───── Collected material ─────
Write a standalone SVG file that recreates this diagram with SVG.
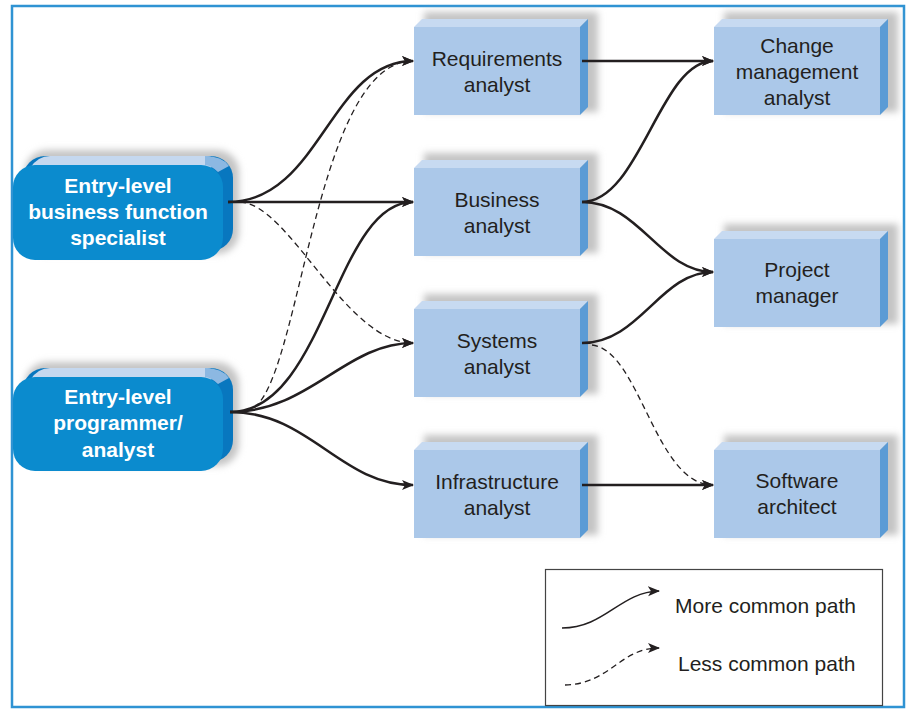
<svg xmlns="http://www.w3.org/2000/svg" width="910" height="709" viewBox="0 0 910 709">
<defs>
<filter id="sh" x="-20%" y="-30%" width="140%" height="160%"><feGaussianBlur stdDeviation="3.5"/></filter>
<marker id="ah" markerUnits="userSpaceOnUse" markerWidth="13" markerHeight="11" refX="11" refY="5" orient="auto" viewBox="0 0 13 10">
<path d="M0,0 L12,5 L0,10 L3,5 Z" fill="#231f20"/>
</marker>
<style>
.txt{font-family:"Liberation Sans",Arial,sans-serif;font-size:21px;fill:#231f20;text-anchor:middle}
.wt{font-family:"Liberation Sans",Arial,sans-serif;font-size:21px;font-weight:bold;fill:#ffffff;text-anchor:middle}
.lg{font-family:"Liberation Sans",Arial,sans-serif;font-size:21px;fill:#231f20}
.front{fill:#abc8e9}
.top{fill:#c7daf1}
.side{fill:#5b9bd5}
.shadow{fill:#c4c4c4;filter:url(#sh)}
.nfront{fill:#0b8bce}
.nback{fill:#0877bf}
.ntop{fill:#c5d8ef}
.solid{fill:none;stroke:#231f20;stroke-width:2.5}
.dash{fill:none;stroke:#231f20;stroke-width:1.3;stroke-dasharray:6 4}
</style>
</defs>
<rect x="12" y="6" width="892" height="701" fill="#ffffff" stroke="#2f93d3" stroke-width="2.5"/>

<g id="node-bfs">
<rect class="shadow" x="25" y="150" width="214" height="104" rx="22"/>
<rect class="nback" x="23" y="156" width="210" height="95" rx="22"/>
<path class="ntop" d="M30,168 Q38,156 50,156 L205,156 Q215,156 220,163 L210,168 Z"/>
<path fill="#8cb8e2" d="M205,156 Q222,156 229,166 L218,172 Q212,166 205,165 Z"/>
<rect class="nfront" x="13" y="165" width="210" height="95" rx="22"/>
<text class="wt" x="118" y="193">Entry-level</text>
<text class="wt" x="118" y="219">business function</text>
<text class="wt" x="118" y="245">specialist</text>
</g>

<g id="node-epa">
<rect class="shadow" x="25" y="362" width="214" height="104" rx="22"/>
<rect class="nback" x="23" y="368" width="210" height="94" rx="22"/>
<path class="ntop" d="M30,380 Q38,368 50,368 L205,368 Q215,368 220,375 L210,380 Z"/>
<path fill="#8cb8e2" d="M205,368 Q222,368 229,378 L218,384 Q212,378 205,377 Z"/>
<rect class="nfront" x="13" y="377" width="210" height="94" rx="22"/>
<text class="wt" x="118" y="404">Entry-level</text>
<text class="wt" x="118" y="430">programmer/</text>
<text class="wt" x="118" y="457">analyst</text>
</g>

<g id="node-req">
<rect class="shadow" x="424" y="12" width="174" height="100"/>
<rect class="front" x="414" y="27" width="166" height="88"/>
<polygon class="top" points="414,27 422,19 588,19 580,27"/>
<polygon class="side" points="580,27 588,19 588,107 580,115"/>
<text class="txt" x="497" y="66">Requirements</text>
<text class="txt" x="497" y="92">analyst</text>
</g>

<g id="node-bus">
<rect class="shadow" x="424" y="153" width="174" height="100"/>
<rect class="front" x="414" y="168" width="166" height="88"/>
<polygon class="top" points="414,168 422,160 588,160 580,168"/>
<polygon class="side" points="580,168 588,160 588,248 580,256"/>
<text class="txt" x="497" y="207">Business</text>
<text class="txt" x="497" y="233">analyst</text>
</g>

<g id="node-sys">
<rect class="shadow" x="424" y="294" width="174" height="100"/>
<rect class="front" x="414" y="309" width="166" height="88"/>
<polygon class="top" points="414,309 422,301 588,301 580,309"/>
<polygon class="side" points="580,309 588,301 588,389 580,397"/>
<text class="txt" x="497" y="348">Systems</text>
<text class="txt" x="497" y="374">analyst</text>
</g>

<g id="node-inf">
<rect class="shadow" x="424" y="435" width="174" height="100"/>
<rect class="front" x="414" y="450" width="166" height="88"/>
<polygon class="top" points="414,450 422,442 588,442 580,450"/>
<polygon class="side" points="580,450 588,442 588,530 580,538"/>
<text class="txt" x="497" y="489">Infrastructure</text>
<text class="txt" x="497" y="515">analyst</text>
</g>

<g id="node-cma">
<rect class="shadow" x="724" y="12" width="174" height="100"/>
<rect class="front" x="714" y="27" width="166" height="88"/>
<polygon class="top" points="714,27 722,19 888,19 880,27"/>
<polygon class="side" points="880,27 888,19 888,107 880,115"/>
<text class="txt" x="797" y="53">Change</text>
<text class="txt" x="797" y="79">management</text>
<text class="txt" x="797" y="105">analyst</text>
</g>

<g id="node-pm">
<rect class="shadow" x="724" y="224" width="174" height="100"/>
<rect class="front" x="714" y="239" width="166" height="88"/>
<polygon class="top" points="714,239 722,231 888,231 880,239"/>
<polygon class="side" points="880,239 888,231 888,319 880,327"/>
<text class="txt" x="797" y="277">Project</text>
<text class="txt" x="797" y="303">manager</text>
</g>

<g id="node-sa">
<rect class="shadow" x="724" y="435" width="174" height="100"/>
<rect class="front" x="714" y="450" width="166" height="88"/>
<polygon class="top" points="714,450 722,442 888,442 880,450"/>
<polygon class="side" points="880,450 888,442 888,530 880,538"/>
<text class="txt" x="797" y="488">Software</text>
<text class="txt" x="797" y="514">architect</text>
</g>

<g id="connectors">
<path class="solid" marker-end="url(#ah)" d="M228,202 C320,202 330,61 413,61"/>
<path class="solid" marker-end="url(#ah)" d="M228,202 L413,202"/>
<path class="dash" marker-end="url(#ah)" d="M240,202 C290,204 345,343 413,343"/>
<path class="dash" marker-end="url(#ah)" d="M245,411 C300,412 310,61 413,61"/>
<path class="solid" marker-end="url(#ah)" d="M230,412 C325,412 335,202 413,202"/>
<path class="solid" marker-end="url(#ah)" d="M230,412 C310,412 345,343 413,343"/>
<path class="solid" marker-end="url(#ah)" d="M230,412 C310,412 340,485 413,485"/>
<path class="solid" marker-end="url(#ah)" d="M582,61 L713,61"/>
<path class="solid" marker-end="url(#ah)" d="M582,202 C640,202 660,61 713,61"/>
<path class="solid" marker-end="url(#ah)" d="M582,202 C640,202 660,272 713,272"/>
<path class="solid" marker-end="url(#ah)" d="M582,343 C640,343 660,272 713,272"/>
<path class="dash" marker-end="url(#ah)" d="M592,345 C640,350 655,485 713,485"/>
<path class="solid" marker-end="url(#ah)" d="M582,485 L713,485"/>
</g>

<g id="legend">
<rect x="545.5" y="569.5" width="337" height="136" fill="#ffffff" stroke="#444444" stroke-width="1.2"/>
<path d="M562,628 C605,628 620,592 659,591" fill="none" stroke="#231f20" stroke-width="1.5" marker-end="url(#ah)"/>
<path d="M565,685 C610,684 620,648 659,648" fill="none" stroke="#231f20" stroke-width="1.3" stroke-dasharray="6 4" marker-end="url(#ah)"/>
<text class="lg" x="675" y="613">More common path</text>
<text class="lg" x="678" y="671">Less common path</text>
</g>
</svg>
─────
Without including any picture, repeat the data exactly.

• Answer to this task:
Write a standalone SVG file that recreates this diagram with SVG.
<svg xmlns="http://www.w3.org/2000/svg" width="910" height="709" viewBox="0 0 910 709">
<defs>
<filter id="sh" x="-20%" y="-30%" width="140%" height="160%"><feGaussianBlur stdDeviation="3.5"/></filter>
<marker id="ah" markerUnits="userSpaceOnUse" markerWidth="13" markerHeight="11" refX="11" refY="5" orient="auto" viewBox="0 0 13 10">
<path d="M0,0 L12,5 L0,10 L3,5 Z" fill="#231f20"/>
</marker>
<style>
.txt{font-family:"Liberation Sans",Arial,sans-serif;font-size:21px;fill:#231f20;text-anchor:middle}
.wt{font-family:"Liberation Sans",Arial,sans-serif;font-size:21px;font-weight:bold;fill:#ffffff;text-anchor:middle}
.lg{font-family:"Liberation Sans",Arial,sans-serif;font-size:21px;fill:#231f20}
.front{fill:#abc8e9}
.top{fill:#c7daf1}
.side{fill:#5b9bd5}
.shadow{fill:#c4c4c4;filter:url(#sh)}
.nfront{fill:#0b8bce}
.nback{fill:#0877bf}
.ntop{fill:#c5d8ef}
.solid{fill:none;stroke:#231f20;stroke-width:2.5}
.dash{fill:none;stroke:#231f20;stroke-width:1.3;stroke-dasharray:6 4}
</style>
</defs>
<rect x="12" y="6" width="892" height="701" fill="#ffffff" stroke="#2f93d3" stroke-width="2.5"/>

<g id="node-bfs">
<rect class="shadow" x="25" y="150" width="214" height="104" rx="22"/>
<rect class="nback" x="23" y="156" width="210" height="95" rx="22"/>
<path class="ntop" d="M30,168 Q38,156 50,156 L205,156 Q215,156 220,163 L210,168 Z"/>
<path fill="#8cb8e2" d="M205,156 Q222,156 229,166 L218,172 Q212,166 205,165 Z"/>
<rect class="nfront" x="13" y="165" width="210" height="95" rx="22"/>
<text class="wt" x="118" y="193">Entry-level</text>
<text class="wt" x="118" y="219">business function</text>
<text class="wt" x="118" y="245">specialist</text>
</g>

<g id="node-epa">
<rect class="shadow" x="25" y="362" width="214" height="104" rx="22"/>
<rect class="nback" x="23" y="368" width="210" height="94" rx="22"/>
<path class="ntop" d="M30,380 Q38,368 50,368 L205,368 Q215,368 220,375 L210,380 Z"/>
<path fill="#8cb8e2" d="M205,368 Q222,368 229,378 L218,384 Q212,378 205,377 Z"/>
<rect class="nfront" x="13" y="377" width="210" height="94" rx="22"/>
<text class="wt" x="118" y="404">Entry-level</text>
<text class="wt" x="118" y="430">programmer/</text>
<text class="wt" x="118" y="457">analyst</text>
</g>

<g id="node-req">
<rect class="shadow" x="424" y="12" width="174" height="100"/>
<rect class="front" x="414" y="27" width="166" height="88"/>
<polygon class="top" points="414,27 422,19 588,19 580,27"/>
<polygon class="side" points="580,27 588,19 588,107 580,115"/>
<text class="txt" x="497" y="66">Requirements</text>
<text class="txt" x="497" y="92">analyst</text>
</g>

<g id="node-bus">
<rect class="shadow" x="424" y="153" width="174" height="100"/>
<rect class="front" x="414" y="168" width="166" height="88"/>
<polygon class="top" points="414,168 422,160 588,160 580,168"/>
<polygon class="side" points="580,168 588,160 588,248 580,256"/>
<text class="txt" x="497" y="207">Business</text>
<text class="txt" x="497" y="233">analyst</text>
</g>

<g id="node-sys">
<rect class="shadow" x="424" y="294" width="174" height="100"/>
<rect class="front" x="414" y="309" width="166" height="88"/>
<polygon class="top" points="414,309 422,301 588,301 580,309"/>
<polygon class="side" points="580,309 588,301 588,389 580,397"/>
<text class="txt" x="497" y="348">Systems</text>
<text class="txt" x="497" y="374">analyst</text>
</g>

<g id="node-inf">
<rect class="shadow" x="424" y="435" width="174" height="100"/>
<rect class="front" x="414" y="450" width="166" height="88"/>
<polygon class="top" points="414,450 422,442 588,442 580,450"/>
<polygon class="side" points="580,450 588,442 588,530 580,538"/>
<text class="txt" x="497" y="489">Infrastructure</text>
<text class="txt" x="497" y="515">analyst</text>
</g>

<g id="node-cma">
<rect class="shadow" x="724" y="12" width="174" height="100"/>
<rect class="front" x="714" y="27" width="166" height="88"/>
<polygon class="top" points="714,27 722,19 888,19 880,27"/>
<polygon class="side" points="880,27 888,19 888,107 880,115"/>
<text class="txt" x="797" y="53">Change</text>
<text class="txt" x="797" y="79">management</text>
<text class="txt" x="797" y="105">analyst</text>
</g>

<g id="node-pm">
<rect class="shadow" x="724" y="224" width="174" height="100"/>
<rect class="front" x="714" y="239" width="166" height="88"/>
<polygon class="top" points="714,239 722,231 888,231 880,239"/>
<polygon class="side" points="880,239 888,231 888,319 880,327"/>
<text class="txt" x="797" y="277">Project</text>
<text class="txt" x="797" y="303">manager</text>
</g>

<g id="node-sa">
<rect class="shadow" x="724" y="435" width="174" height="100"/>
<rect class="front" x="714" y="450" width="166" height="88"/>
<polygon class="top" points="714,450 722,442 888,442 880,450"/>
<polygon class="side" points="880,450 888,442 888,530 880,538"/>
<text class="txt" x="797" y="488">Software</text>
<text class="txt" x="797" y="514">architect</text>
</g>

<g id="connectors">
<path class="solid" marker-end="url(#ah)" d="M228,202 C320,202 330,61 413,61"/>
<path class="solid" marker-end="url(#ah)" d="M228,202 L413,202"/>
<path class="dash" marker-end="url(#ah)" d="M240,202 C290,204 345,343 413,343"/>
<path class="dash" marker-end="url(#ah)" d="M245,411 C300,412 310,61 413,61"/>
<path class="solid" marker-end="url(#ah)" d="M230,412 C325,412 335,202 413,202"/>
<path class="solid" marker-end="url(#ah)" d="M230,412 C310,412 345,343 413,343"/>
<path class="solid" marker-end="url(#ah)" d="M230,412 C310,412 340,485 413,485"/>
<path class="solid" marker-end="url(#ah)" d="M582,61 L713,61"/>
<path class="solid" marker-end="url(#ah)" d="M582,202 C640,202 660,61 713,61"/>
<path class="solid" marker-end="url(#ah)" d="M582,202 C640,202 660,272 713,272"/>
<path class="solid" marker-end="url(#ah)" d="M582,343 C640,343 660,272 713,272"/>
<path class="dash" marker-end="url(#ah)" d="M592,345 C640,350 655,485 713,485"/>
<path class="solid" marker-end="url(#ah)" d="M582,485 L713,485"/>
</g>

<g id="legend">
<rect x="545.5" y="569.5" width="337" height="136" fill="#ffffff" stroke="#444444" stroke-width="1.2"/>
<path d="M562,628 C605,628 620,592 659,591" fill="none" stroke="#231f20" stroke-width="1.5" marker-end="url(#ah)"/>
<path d="M565,685 C610,684 620,648 659,648" fill="none" stroke="#231f20" stroke-width="1.3" stroke-dasharray="6 4" marker-end="url(#ah)"/>
<text class="lg" x="675" y="613">More common path</text>
<text class="lg" x="678" y="671">Less common path</text>
</g>
</svg>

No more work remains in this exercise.